Document Intelligence Models
Prebuilt Models
| Model | Document Type | Extracted Fields |
|---|---|---|
| Invoice | Invoices | Vendor, customer, amounts, line items, tax, total |
| Receipt | Receipts | Merchant, date, items, subtotal, tax, total, tip |
| ID Document | IDs, passports, driver licenses | Name, DOB, address, document number, expiration |
| Business Card | Business cards | Name, title, company, phone, email, address |
| W-2 | US tax form W-2 | Employee info, employer info, wages, taxes |
| Health Insurance | Health insurance cards | Insurer, member ID, group number, plan |
| Contract | Contracts | Parties, dates, terms |
| US Tax Forms | 1040, 1098, 1099 variants | All relevant tax fields |
General Models
| Model | Purpose | Training Required |
|---|---|---|
| Read | Extract text and language from documents | No |
| Layout | Extract text, tables, selection marks, structure | No |
| General Document | Extract key-value pairs from any document | No |
Using Prebuilt Models
from azure.ai.documentintelligence import DocumentIntelligenceClient
from azure.core.credentials import AzureKeyCredential
client = DocumentIntelligenceClient(
endpoint="https://my-doc-intel.cognitiveservices.azure.com/",
credential=AzureKeyCredential("<your-key>")
)
# Analyze an invoice
with open("invoice.pdf", "rb") as f:
poller = client.begin_analyze_document(
model_id="prebuilt-invoice",
body=f
)
result = poller.result()
for document in result.documents:
vendor = document.fields.get("VendorName")
if vendor:
print(f"Vendor: {vendor.content} "
f"(confidence: {vendor.confidence:.2f})")

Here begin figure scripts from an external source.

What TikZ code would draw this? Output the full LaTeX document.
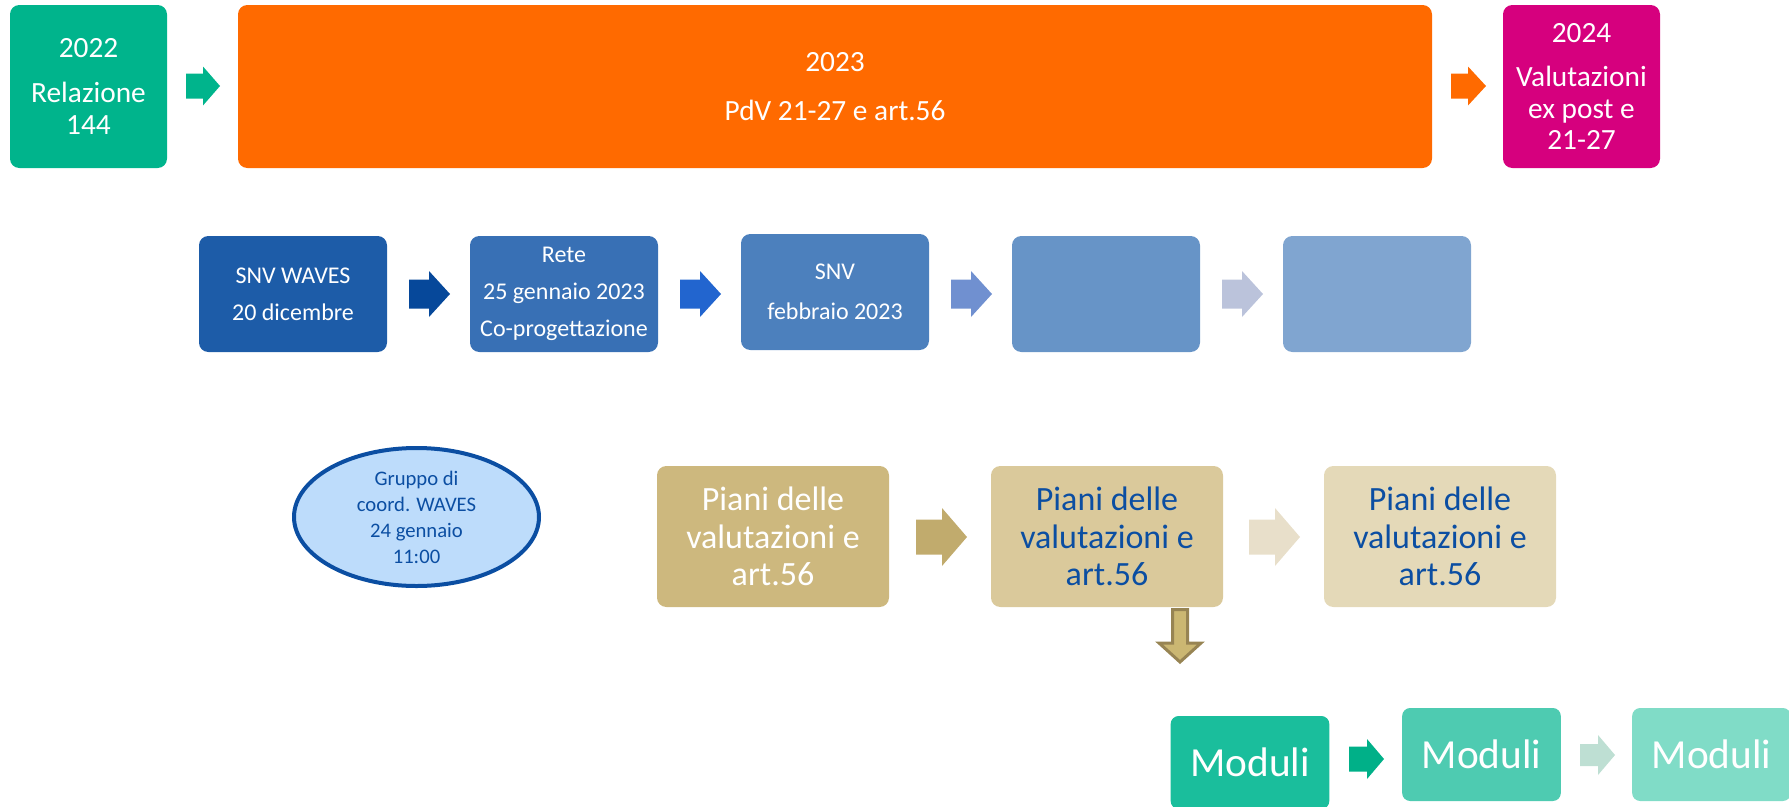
\documentclass[tikz,border=0pt]{standalone}
\usepackage{fontspec}
\setmainfont{Carlito}
\usetikzlibrary{shapes.geometric}
\definecolor{cGreen}{HTML}{00B48C}
\definecolor{cOrange}{HTML}{FF6A00}
\definecolor{cMag}{HTML}{D6007E}
\definecolor{cBa}{HTML}{1D5CA8}
\definecolor{cBb}{HTML}{3870B5}
\definecolor{cBc}{HTML}{4C80BD}
\definecolor{cBd}{HTML}{6794C7}
\definecolor{cBe}{HTML}{80A5D0}
\definecolor{cBAa}{HTML}{06489A}
\definecolor{cBAb}{HTML}{2265CF}
\definecolor{cBAc}{HTML}{7090D0}
\definecolor{cBAd}{HTML}{BBC3DB}
\definecolor{cPa}{HTML}{CDB87E}
\definecolor{cPb}{HTML}{DAC99B}
\definecolor{cPc}{HTML}{E4D9B8}
\definecolor{cPAa}{HTML}{C1AB6D}
\definecolor{cPAb}{HTML}{E8DFCA}
\definecolor{cDown}{HTML}{CBB772}
\definecolor{cDownB}{HTML}{978453}
\definecolor{cTxt}{HTML}{0B4EA2}
\definecolor{cEll}{HTML}{BDDCFB}
\definecolor{cMa}{HTML}{1ABE9C}
\definecolor{cMb}{HTML}{4ECBB1}
\definecolor{cMc}{HTML}{80DCC7}
\definecolor{cMAa}{HTML}{00B088}
\definecolor{cMAb}{HTML}{BEDFD3}
\newcommand{\blockarrow}[7]{\fill[#7] (#1,#4-#5) -- (#2,#4-#5) -- (#2,#4-#6) -- (#3,#4) -- (#2,#4+#6) -- (#2,#4+#5) -- (#1,#4+#5) -- cycle;}
\begin{document}
\begin{tikzpicture}[x=0.75pt,y=-0.75pt,
  rbox/.style={rectangle, rounded corners=7pt, inner sep=0pt, align=center, text=white},
  topfont/.style={font=\fontsize{22}{23.6}\selectfont},
  midfont/.style={font=\fontsize{18}{28}\selectfont},
  pfont/.style={font=\fontsize{25.5}{28}\selectfont},
  mfont/.style={font=\fontsize{31}{36}\selectfont},
  topbox/.style={rbox, topfont, minimum height=122.25pt},
  midbox/.style={rbox, midfont, minimum width=141pt, minimum height=87pt},
  pbox/.style={rbox, pfont, minimum width=174pt, minimum height=105.75pt},
  mbox/.style={rbox, mfont, rounded corners=6pt, minimum width=119pt, minimum height=69.75pt}]
\useasboundingbox (0,0) rectangle (1789,807);
% Row 1
\node[topbox, fill=cGreen, minimum width=117.75pt] (y22) at (88.5,86.5) {2022\\[10pt]Relazione\\144};
\node[topbox, fill=cOrange, minimum width=895.5pt] (y23) at (835,86.5) {2023\\[13pt]PdV 21-27 e art.56};
\node[topbox, fill=cMag, minimum width=117.75pt] (y24) at (1581.5,86.5) {2024\\[10pt]Valutazioni\\ex post e\\21-27};
\blockarrow{186}{203}{220}{86}{12.5}{19.5}{cGreen}
\blockarrow{1451}{1468}{1486}{86}{12.5}{19.5}{cOrange}
% Row 2
\node[midbox, fill=cBa] (s1) at (293,294) {SNV WAVES\\20 dicembre};
\node[midbox, fill=cBb] (s2) at (564,294) {Rete\\25 gennaio 2023\\Co-progettazione};
\node[midbox, fill=cBc] (s3) at (835,292) {SNV\\[2pt]febbraio 2023};
\node[midbox, fill=cBd] (s4) at (1106,294) {};
\node[midbox, fill=cBe] (s5) at (1377,294) {};
\blockarrow{409}{429}{450}{294}{14.5}{23}{cBAa}
\blockarrow{680}{700}{721}{294}{14.5}{23}{cBAb}
\blockarrow{951}{971}{992}{294}{14.5}{23}{cBAc}
\blockarrow{1222}{1242}{1263}{294}{14.5}{23}{cBAd}
% Ellipse
\node[ellipse, draw=cTxt, line width=3pt, fill=cEll, inner sep=0pt, minimum width=183.75pt, minimum height=103.5pt, align=center, text=cTxt, font=\fontsize{15.5}{19.5}\selectfont] (grp) at (416.5,517) {Gruppo di\\coord. WAVES\\24 gennaio\\11:00};
% Row 3
\node[pbox, fill=cPa] (p1) at (773,536.5) {Piani delle\\valutazioni e\\art.56};
\node[pbox, fill=cPb, text=cTxt] (p2) at (1107,536.5) {Piani delle\\valutazioni e\\art.56};
\node[pbox, fill=cPc, text=cTxt] (p3) at (1440,536.5) {Piani delle\\valutazioni e\\art.56};
\blockarrow{916}{942}{967}{537}{17.5}{29}{cPAa}
\blockarrow{1249}{1275}{1300}{537}{17.5}{29}{cPAb}
\filldraw[fill=cDown, draw=cDownB, line width=2.25pt, line join=miter]
  (1172.5,609.5) -- (1187.5,609.5) -- (1187.5,643) -- (1201,643) -- (1180,662) -- (1159,643) -- (1172.5,643) -- cycle;
% Row 4
\node[mbox, fill=cMa] (m1) at (1250,762.5) {Moduli};
\node[mbox, fill=cMb] (m2) at (1481.5,754.5) {Moduli};
\node[mbox, fill=cMc] (m3) at (1711.5,754.5) {Moduli};
\blockarrow{1349}{1367}{1384}{759}{12.5}{20}{cMAa}
\blockarrow{1580}{1598}{1615}{755}{11}{20}{cMAb}
\end{tikzpicture}
\end{document}
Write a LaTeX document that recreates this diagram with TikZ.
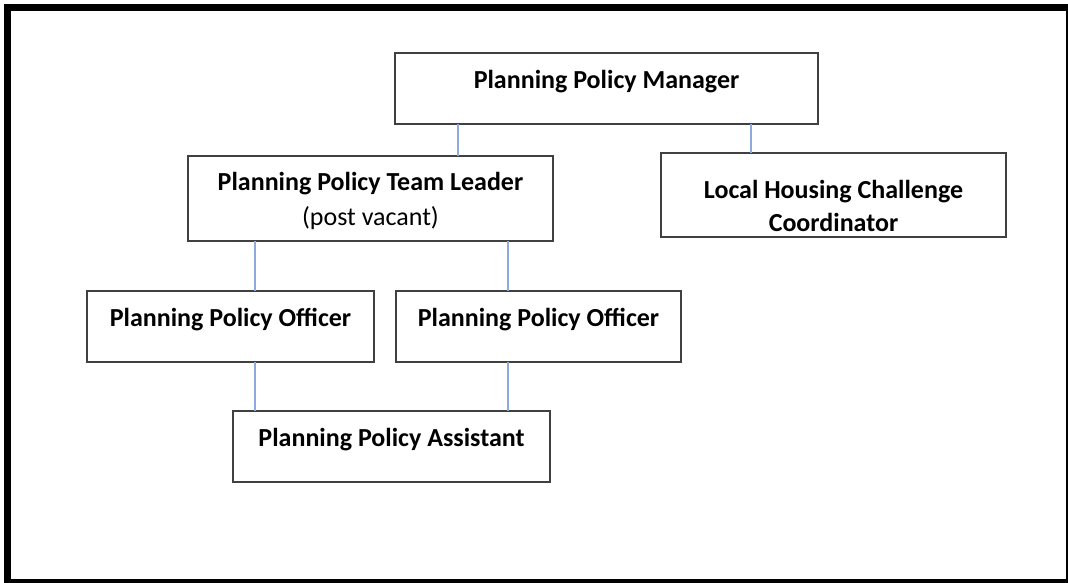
\documentclass[tikz,border=0pt]{standalone}
\usepackage{fontspec}
\setmainfont{Carlito}
\usetikzlibrary{calc}
\definecolor{boxline}{HTML}{404040}
\definecolor{connblue}{HTML}{8FAADC}
\tikzset{
  orgbox/.style={draw=boxline, line width=1.5pt, fill=white, rectangle, outer sep=0pt, inner sep=0pt},
  conn/.style={draw=connblue, line width=1.6pt},
  lbl/.style={anchor=base, inner sep=0pt, font=\fontsize{26}{31}\selectfont\bfseries, text=black},
  sub/.style={anchor=base, inner sep=0pt, font=\fontsize{26}{31}\selectfont, text=black}
}
\begin{document}
\begin{tikzpicture}[x=1pt, y=-1pt]
\useasboundingbox (0,0) rectangle (1068,583);
\fill[black] (4,4) rectangle (1068,583);
\fill[white] (11,11) rectangle (1066,579);
% boxes
\node[orgbox, minimum width=423pt, minimum height=71pt] (mgr) at (606.5,88.5) {};
\node[orgbox, minimum width=365pt, minimum height=85pt] (tl) at (370.5,198.5) {};
\node[orgbox, minimum width=345pt, minimum height=84pt] (lhc) at (833.5,195) {};
\node[orgbox, minimum width=287pt, minimum height=71pt] (off1) at (230.5,326.5) {};
\node[orgbox, minimum width=285pt, minimum height=71pt] (off2) at (538.5,326.5) {};
\node[orgbox, minimum width=317pt, minimum height=71pt] (asst) at (391.5,446.5) {};
% texts
\node[lbl] (mgrt) at (606.5,89) {Planning Policy Manager};
\node[lbl] (tlt) at (370.5,190) {Planning Policy Team Leader};
\node[sub] (tlt2) at (370.5,225) {(post vacant)};
\node[lbl] (lhct) at (833.5,198) {Local Housing Challenge};
\node[lbl] (lhct2) at (833.5,231) {Coordinator};
\node[lbl] (off1t) at (230.5,326) {Planning Policy Officer};
\node[lbl] (off2t) at (538.5,326) {Planning Policy Officer};
\node[lbl] (asstt) at (391.5,446) {Planning Policy Assistant};
% connectors
\draw[conn] ([xshift=87.5pt]tl.north) -- ([xshift=87.5pt]tl.north |- mgr.south);
\draw[conn] ([xshift=-82.5pt]lhc.north) -- ([xshift=-82.5pt]lhc.north |- mgr.south);
\draw[conn] ([xshift=24.5pt]off1.north) -- ([xshift=24.5pt]off1.north |- tl.south);
\draw[conn] ([xshift=-30.5pt]off2.north) -- ([xshift=-30.5pt]off2.north |- tl.south);
\draw[conn] ([xshift=24.5pt]off1.south) -- ([xshift=24.5pt]off1.south |- asst.north);
\draw[conn] ([xshift=-30.5pt]off2.south) -- ([xshift=-30.5pt]off2.south |- asst.north);
\end{tikzpicture}
\end{document}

invoice_total = document.fields.get("InvoiceTotal")
if invoice_total:
print(f"Total: {invoice_total.content} "
f"(confidence: {invoice_total.confidence:.2f})")
# Access line items
items = document.fields.get("Items")
if items:
for item in items.value:
description = item.value.get("Description")
amount = item.value.get("Amount")
print(f" Item: {description.content} = {amount.content}")
Layout Model
The Layout model extracts document structure without any training:
# Extract layout (text, tables, structure)
with open("document.pdf", "rb") as f:
poller = client.begin_analyze_document(
model_id="prebuilt-layout",
body=f
)
result = poller.result()
# Extract text by page
for page in result.pages:
print(f"Page {page.page_number}:")
for line in page.lines:
print(f" Line: {line.content}")
# Extract tables
for table in result.tables:
print(f"Table ({table.row_count} rows x {table.column_count} columns):")
for cell in table.cells:
print(f" [{cell.row_index},{cell.column_index}]: {cell.content}")
# Extract selection marks (checkboxes)
for page in result.pages:
for mark in page.selection_marks:
print(f" Checkbox at ({mark.polygon}): {mark.state}")
# state: "selected" or "unselected"
Custom Models
Template Models (Fixed Layout)
- Train on documents with a consistent layout
- Best for: Forms, applications, structured questionnaires
- Minimum: 5 training documents
Neural Models (Varying Layout)
- Handle documents with varying layouts and formats
- Best for: Contracts, letters, documents with unpredictable structures
- Minimum: 5 training documents (recommended: 15+)
- Better generalization than template models
Training a Custom Model
# Start custom model training
poller = client.begin_build_document_model(
build_mode="template", # or "neural"
blob_container_url="https://storage.blob.core.windows.net/training-data?<SAS>",
description="Custom purchase order model"
)
model = poller.result()
print(f"Model ID: {model.model_id}")
print(f"Fields: {model.doc_types}")
Composed Models
Composed models combine multiple custom models into a single endpoint:
# Create a composed model from existing models
poller = client.begin_compose_document_model(
component_model_ids=["invoice-model", "receipt-model", "po-model"],
description="Unified document processing model"
)
composed_model = poller.result()
print(f"Composed model ID: {composed_model.model_id}")
# When you analyze a document with the composed model,
# it automatically classifies and routes to the correct component model
How Composed Models Work
- A document is submitted to the composed model endpoint
- The composed model classifies the document type
- The appropriate component model processes the document
- Results include the document type and extracted fields
On the Exam: Composed models are the answer when a scenario describes needing to process multiple document types through a single endpoint. The composed model handles routing automatically — no pre-classification step is needed.
Document Classification
Document classification models categorize documents without extracting fields:
| Feature | Description |
|---|---|
| Purpose | Sort documents into categories before processing |
| Training | Provide labeled document examples per category |
| Output | Document type classification with confidence score |
| Use case | Mail sorting, document routing, triage |
# Classify a document
poller = client.begin_classify_document(
classifier_id="my-document-classifier",
body=document_bytes
)
result = poller.result()
for document in result.documents:
print(f"Type: {document.doc_type}")
print(f"Confidence: {document.confidence:.2f}")
What was Azure AI Document Intelligence previously called?
Which model should you use to extract vendor name, invoice total, and line items from an invoice?
What is the purpose of a composed model in Document Intelligence?
What is the key difference between template and neural custom models?